--- START ---

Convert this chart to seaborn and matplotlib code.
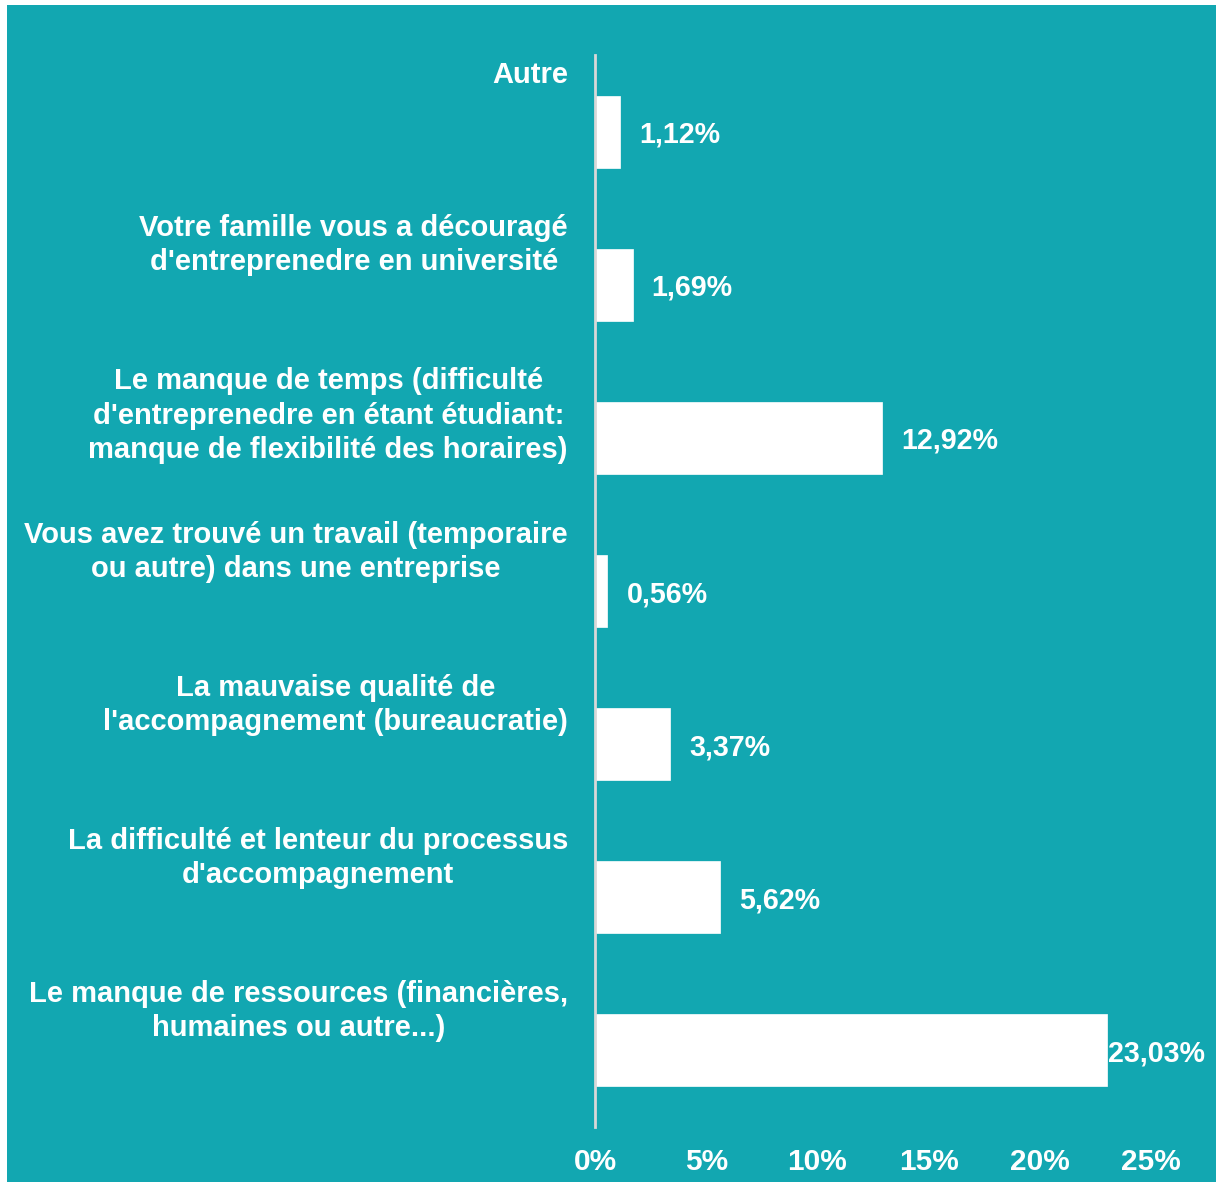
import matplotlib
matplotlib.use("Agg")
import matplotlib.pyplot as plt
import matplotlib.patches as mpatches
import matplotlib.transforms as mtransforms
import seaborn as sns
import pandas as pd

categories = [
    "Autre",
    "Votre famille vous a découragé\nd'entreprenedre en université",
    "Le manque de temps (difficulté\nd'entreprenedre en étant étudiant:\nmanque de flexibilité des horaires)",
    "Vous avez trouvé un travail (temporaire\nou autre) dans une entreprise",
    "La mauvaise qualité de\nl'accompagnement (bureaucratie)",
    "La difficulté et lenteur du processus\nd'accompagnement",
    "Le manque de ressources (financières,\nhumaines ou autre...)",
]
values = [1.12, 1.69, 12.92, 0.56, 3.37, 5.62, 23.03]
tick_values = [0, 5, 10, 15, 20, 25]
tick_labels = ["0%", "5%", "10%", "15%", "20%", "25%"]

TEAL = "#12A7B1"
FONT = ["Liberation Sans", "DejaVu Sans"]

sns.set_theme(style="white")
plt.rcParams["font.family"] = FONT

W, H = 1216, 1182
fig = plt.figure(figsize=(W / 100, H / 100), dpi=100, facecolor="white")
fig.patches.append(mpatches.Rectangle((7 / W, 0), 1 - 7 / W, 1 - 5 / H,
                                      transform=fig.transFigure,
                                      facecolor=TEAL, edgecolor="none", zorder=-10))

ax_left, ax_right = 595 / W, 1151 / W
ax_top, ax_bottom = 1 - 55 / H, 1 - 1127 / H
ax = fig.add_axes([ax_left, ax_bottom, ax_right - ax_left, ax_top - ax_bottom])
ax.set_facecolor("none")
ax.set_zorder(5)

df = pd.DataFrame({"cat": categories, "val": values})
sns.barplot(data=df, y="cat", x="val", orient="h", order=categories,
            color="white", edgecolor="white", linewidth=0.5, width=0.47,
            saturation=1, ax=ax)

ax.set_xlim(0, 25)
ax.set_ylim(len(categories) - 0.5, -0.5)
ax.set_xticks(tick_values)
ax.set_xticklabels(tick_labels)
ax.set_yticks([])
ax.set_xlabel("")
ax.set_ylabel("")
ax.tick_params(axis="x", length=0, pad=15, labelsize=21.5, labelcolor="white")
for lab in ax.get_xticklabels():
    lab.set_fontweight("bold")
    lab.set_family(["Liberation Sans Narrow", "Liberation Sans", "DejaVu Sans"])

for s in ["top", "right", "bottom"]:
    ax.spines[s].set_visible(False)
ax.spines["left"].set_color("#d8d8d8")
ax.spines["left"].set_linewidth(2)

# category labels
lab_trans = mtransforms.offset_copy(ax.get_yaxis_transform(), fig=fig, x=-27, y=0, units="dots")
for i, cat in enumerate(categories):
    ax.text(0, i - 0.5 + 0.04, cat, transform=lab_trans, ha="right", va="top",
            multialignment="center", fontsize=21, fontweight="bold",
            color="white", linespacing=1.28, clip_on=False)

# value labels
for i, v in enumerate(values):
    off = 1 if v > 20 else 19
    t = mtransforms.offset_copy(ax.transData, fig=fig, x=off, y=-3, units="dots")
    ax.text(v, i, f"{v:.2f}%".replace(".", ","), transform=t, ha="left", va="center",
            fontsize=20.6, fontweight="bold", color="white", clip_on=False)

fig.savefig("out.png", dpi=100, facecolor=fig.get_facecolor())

--- END ---

Exercise description:
Without the pictures, copy the material exactly as given.

Complete output:
Convert this chart to seaborn and matplotlib code.
import matplotlib
matplotlib.use("Agg")
import matplotlib.pyplot as plt
import matplotlib.patches as mpatches
import matplotlib.transforms as mtransforms
import seaborn as sns
import pandas as pd

categories = [
    "Autre",
    "Votre famille vous a découragé\nd'entreprenedre en université",
    "Le manque de temps (difficulté\nd'entreprenedre en étant étudiant:\nmanque de flexibilité des horaires)",
    "Vous avez trouvé un travail (temporaire\nou autre) dans une entreprise",
    "La mauvaise qualité de\nl'accompagnement (bureaucratie)",
    "La difficulté et lenteur du processus\nd'accompagnement",
    "Le manque de ressources (financières,\nhumaines ou autre...)",
]
values = [1.12, 1.69, 12.92, 0.56, 3.37, 5.62, 23.03]
tick_values = [0, 5, 10, 15, 20, 25]
tick_labels = ["0%", "5%", "10%", "15%", "20%", "25%"]

TEAL = "#12A7B1"
FONT = ["Liberation Sans", "DejaVu Sans"]

sns.set_theme(style="white")
plt.rcParams["font.family"] = FONT

W, H = 1216, 1182
fig = plt.figure(figsize=(W / 100, H / 100), dpi=100, facecolor="white")
fig.patches.append(mpatches.Rectangle((7 / W, 0), 1 - 7 / W, 1 - 5 / H,
                                      transform=fig.transFigure,
                                      facecolor=TEAL, edgecolor="none", zorder=-10))

ax_left, ax_right = 595 / W, 1151 / W
ax_top, ax_bottom = 1 - 55 / H, 1 - 1127 / H
ax = fig.add_axes([ax_left, ax_bottom, ax_right - ax_left, ax_top - ax_bottom])
ax.set_facecolor("none")
ax.set_zorder(5)

df = pd.DataFrame({"cat": categories, "val": values})
sns.barplot(data=df, y="cat", x="val", orient="h", order=categories,
            color="white", edgecolor="white", linewidth=0.5, width=0.47,
            saturation=1, ax=ax)

ax.set_xlim(0, 25)
ax.set_ylim(len(categories) - 0.5, -0.5)
ax.set_xticks(tick_values)
ax.set_xticklabels(tick_labels)
ax.set_yticks([])
ax.set_xlabel("")
ax.set_ylabel("")
ax.tick_params(axis="x", length=0, pad=15, labelsize=21.5, labelcolor="white")
for lab in ax.get_xticklabels():
    lab.set_fontweight("bold")
    lab.set_family(["Liberation Sans Narrow", "Liberation Sans", "DejaVu Sans"])

for s in ["top", "right", "bottom"]:
    ax.spines[s].set_visible(False)
ax.spines["left"].set_color("#d8d8d8")
ax.spines["left"].set_linewidth(2)

# category labels
lab_trans = mtransforms.offset_copy(ax.get_yaxis_transform(), fig=fig, x=-27, y=0, units="dots")
for i, cat in enumerate(categories):
    ax.text(0, i - 0.5 + 0.04, cat, transform=lab_trans, ha="right", va="top",
            multialignment="center", fontsize=21, fontweight="bold",
            color="white", linespacing=1.28, clip_on=False)

# value labels
for i, v in enumerate(values):
    off = 1 if v > 20 else 19
    t = mtransforms.offset_copy(ax.transData, fig=fig, x=off, y=-3, units="dots")
    ax.text(v, i, f"{v:.2f}%".replace(".", ","), transform=t, ha="left", va="center",
            fontsize=20.6, fontweight="bold", color="white", clip_on=False)

fig.savefig("out.png", dpi=100, facecolor=fig.get_facecolor())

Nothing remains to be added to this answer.